One of the long standing questions in the context of Radio galaxy jets, is the origin of FR dichotomy. Is the dichotomy real or an observational effect? Is it an intrinsic property of the source or dynamical property of the jet? Is it dictated by the ISM and ICM the jet passes through? Or is it some combination of the above which is too complex to unravel?
Motivation
How do different entrainment processes affect the dynamics, flow structures and morphology of relativistic jets? Can these account for the edge-brightened/edge-darkened dichotomy seen in radio galaxy jets? Does it fit the bigger picture of the unified scheme of AGN?
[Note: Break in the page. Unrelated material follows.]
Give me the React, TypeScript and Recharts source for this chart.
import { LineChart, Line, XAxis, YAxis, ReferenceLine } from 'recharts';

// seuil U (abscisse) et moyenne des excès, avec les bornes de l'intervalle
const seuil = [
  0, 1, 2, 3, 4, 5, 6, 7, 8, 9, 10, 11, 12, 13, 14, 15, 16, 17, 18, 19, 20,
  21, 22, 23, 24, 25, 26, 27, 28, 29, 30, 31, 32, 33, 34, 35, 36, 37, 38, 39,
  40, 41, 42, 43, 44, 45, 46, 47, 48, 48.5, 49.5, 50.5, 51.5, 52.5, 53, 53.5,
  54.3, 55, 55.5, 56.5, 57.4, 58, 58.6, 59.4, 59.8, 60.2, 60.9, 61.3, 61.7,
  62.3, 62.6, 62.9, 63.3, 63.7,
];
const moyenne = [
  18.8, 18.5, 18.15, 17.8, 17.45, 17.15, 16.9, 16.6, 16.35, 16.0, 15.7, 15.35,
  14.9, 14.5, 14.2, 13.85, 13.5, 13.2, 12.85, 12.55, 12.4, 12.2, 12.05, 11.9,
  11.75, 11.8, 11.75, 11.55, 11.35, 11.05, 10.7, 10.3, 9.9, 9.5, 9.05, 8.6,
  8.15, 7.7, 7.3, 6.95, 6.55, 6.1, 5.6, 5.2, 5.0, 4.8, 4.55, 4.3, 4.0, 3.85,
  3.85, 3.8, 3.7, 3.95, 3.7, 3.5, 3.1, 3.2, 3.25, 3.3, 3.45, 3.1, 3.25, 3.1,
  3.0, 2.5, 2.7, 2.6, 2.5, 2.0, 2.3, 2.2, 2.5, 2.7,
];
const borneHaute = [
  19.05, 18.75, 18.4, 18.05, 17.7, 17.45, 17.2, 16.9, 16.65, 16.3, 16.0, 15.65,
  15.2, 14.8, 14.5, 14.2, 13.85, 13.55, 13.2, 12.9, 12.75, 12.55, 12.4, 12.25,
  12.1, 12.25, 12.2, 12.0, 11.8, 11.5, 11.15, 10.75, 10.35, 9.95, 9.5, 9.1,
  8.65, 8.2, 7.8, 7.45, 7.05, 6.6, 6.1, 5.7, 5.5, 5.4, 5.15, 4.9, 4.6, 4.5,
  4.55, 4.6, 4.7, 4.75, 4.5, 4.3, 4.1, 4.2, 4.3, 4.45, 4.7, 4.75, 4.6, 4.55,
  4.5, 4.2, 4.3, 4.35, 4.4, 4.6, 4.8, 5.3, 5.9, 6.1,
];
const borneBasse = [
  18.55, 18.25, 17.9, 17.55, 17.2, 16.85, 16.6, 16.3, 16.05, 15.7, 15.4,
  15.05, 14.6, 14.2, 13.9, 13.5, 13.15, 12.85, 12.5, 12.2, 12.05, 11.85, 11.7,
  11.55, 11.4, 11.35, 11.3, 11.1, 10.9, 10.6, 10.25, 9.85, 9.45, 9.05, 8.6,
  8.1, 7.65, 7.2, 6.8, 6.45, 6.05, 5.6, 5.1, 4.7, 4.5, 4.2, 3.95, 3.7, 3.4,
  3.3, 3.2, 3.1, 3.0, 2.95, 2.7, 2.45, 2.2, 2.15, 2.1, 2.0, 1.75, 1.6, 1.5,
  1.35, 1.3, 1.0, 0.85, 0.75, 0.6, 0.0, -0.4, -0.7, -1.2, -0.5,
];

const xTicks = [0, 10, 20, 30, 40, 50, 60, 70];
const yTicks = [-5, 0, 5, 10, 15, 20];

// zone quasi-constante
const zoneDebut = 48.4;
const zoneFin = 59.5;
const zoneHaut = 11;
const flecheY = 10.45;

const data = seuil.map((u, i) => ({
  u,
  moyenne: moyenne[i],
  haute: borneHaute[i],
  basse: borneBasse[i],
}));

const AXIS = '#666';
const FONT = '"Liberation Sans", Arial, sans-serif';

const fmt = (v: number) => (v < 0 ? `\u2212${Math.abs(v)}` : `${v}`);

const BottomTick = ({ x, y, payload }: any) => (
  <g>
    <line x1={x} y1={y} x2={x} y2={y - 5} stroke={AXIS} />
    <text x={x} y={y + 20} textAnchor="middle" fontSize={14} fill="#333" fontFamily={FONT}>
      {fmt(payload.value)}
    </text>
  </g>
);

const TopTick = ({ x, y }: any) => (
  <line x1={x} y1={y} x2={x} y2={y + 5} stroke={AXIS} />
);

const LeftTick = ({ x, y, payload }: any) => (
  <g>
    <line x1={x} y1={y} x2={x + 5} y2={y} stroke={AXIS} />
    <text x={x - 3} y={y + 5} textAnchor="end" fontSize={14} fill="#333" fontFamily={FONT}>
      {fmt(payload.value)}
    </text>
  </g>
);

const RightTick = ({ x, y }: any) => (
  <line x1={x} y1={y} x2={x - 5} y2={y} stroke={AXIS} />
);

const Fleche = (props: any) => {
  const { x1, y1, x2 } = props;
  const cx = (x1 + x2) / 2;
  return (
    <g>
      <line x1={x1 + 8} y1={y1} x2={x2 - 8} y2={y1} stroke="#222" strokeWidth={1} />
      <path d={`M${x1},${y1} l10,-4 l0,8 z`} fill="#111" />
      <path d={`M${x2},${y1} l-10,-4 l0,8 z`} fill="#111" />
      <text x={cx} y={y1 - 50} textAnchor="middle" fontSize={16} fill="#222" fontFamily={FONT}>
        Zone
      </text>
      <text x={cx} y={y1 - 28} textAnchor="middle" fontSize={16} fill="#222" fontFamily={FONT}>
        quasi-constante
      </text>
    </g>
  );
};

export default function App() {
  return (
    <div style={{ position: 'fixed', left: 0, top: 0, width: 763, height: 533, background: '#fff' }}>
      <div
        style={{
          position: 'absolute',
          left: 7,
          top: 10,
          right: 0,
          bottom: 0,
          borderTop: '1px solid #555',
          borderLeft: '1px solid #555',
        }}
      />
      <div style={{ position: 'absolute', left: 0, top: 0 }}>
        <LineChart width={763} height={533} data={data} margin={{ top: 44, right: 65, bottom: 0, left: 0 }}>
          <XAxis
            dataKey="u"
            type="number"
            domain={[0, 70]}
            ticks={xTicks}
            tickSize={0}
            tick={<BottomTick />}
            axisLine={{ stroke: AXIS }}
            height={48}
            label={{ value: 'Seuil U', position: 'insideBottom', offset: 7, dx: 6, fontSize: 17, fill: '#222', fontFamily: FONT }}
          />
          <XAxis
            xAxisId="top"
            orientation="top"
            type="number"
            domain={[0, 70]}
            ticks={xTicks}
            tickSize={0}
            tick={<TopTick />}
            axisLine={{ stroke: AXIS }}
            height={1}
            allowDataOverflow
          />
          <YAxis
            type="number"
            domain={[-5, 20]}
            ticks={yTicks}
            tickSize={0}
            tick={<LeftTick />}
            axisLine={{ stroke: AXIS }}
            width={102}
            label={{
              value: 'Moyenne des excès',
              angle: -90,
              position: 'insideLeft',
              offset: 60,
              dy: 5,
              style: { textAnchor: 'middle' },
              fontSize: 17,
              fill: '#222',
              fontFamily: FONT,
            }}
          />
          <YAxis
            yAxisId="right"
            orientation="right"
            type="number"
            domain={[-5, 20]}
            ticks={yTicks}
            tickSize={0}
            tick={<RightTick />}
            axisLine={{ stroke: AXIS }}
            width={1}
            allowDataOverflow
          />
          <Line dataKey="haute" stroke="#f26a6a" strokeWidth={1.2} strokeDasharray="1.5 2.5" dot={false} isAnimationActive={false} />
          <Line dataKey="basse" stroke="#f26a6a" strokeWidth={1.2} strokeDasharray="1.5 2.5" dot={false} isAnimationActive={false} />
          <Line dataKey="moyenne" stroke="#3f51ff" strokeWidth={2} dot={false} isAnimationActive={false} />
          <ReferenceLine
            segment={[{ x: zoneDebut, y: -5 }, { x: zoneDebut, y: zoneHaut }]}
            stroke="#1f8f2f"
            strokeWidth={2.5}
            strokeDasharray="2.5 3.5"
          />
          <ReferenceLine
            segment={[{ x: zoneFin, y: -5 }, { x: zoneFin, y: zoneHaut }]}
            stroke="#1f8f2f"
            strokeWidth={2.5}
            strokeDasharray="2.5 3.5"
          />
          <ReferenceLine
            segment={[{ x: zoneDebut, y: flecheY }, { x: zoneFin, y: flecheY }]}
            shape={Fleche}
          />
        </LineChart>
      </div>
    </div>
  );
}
Standing on the shoulders of giants (too many to name, but the reference list is a good start), these 3D RHD simulations (Bhattacharjee et al. 2024) tries to answer these and provide ground for looking into some more questions.
Abstract
Radio galaxies are classified into two primary categories based on their morphology1: centerbrightened FR-I and edge-brightened FR-II. It is believed that the jet power and interactions with the ambient medium govern the deceleration and decollimation of the jet-spine flows, which, in turn, influence this dichotomy. Using high-resolution, three-dimensional relativistic hydrodynamic simulations, we follow the development of flow structures on sub-kpc to kpc scales in kinetically dominant low-power relativistic jets. We find that the bulk Lorentz factor of the jet spine and the advance speed of the jet head, which depend on the energy injection flux and the jet-to-background density contrast, primarily determine the dynamics and structures of the jet-induced flows. The entrainment of ambient gas and the background density and pressure gradient may also play significant roles. To emulate radio morphology, we produce the synthetic maps of the synchrotron surface brightness for the simulated jets, by employing simple models for magnetic field distribution and nonthermal electron population and considering relativistic beaming effects at different inclination angles. Both the flow structures and radio maps capture the longitudinal and transverse structures of the jet-spine and shear layer, consistent with observations. We also compare different background effects and argue that the loss of pressure confinement beyond the galactic core may be a key factor in the flaring and disruption of FR-I jets. Our results confirm that mildly relativistic jets could explain the one-sidedness or asymmetries with the boosted main jet and deboosted counterjet pairs.